In the last couple weeks, I’ve also been re-reading the Mennyms books. I suspect you haven’t heard of them (though if you have please get in touch immediately). They are a quiet English children’s series about a very unusual family simply doing their best to live a normal life but finding the task difficult. I think of these books often, I talk about them often, I aspire to have something of their essence in my own fiction, but I hadn’t re-read them since college, and they’re even more extraordinary than I remember.

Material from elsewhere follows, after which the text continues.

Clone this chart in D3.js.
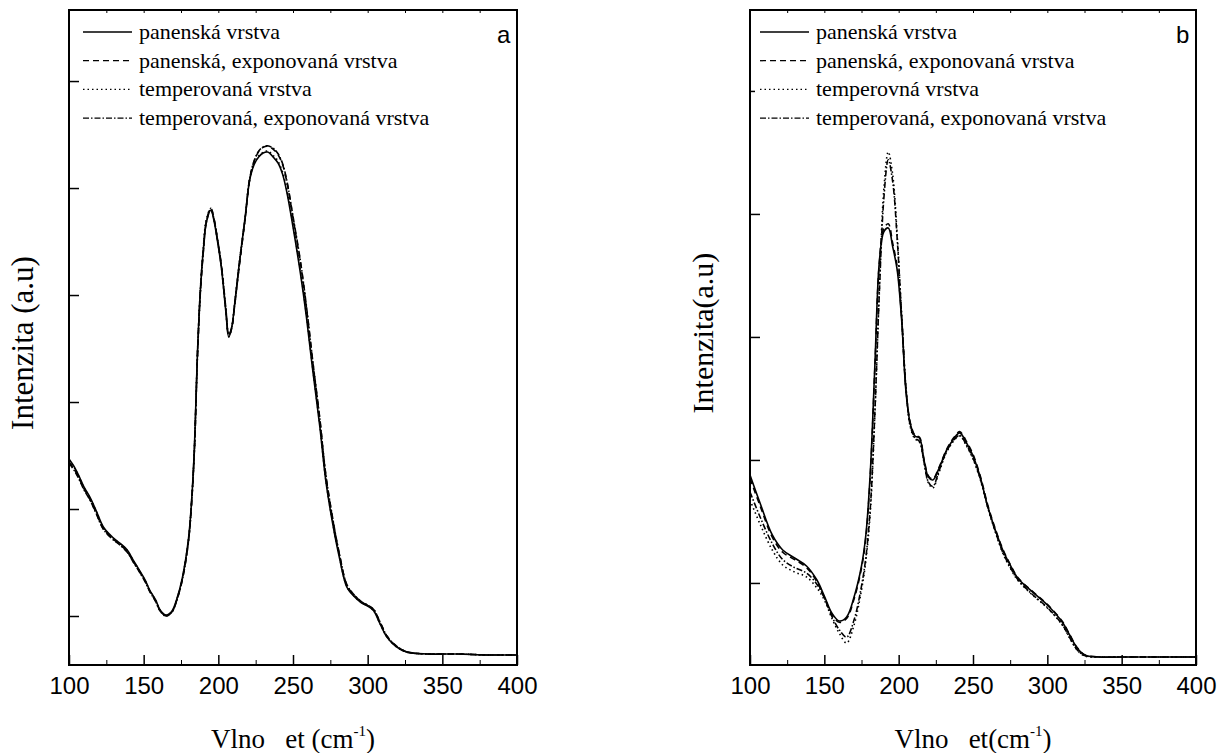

They are stories about loneliness and otherness but also about what it means to be human and the devastating adventure of mere existence. They can be a little bleak and existential for children’s books, I realize now, but children themselves can be a little bleak and existential. And the books do ultimately contain plenty of hope, and not of the flimsy kind. Really, they are stories of unobtrusive, everyday perseverance in the face of unalterable limitations, of tough perennial joy in the midst of permanent uncertainty. They are strange books, and precious ones.
As I reread the series with all the venerable wisdom of my twenty-eight years, I realized that, unusually for me, I couldn’t remember the first time I encountered it. I couldn’t remember what chair I curled up in, what my pet worries and fears were at the time, even how old I was—somewhere between nine and twelve most likely. But I am now sure that from the first, even if I didn’t realize it, the Mennyms spoke to something which lived deep in me, which still lives in me, and I think always will: a keen, noiseless, unquenchable desire for belonging. And through a set of stories in which, ridiculously, a blue rag doll is the most moving character, I began to understand, am still years later beginning to understand, that an identically wrenching desire for kinship exists in the heart of every person I’ve ever laid eyes on.
Perhaps this is why I can read a book and you can read the same book, and together we can love it. Together, we can belong to it.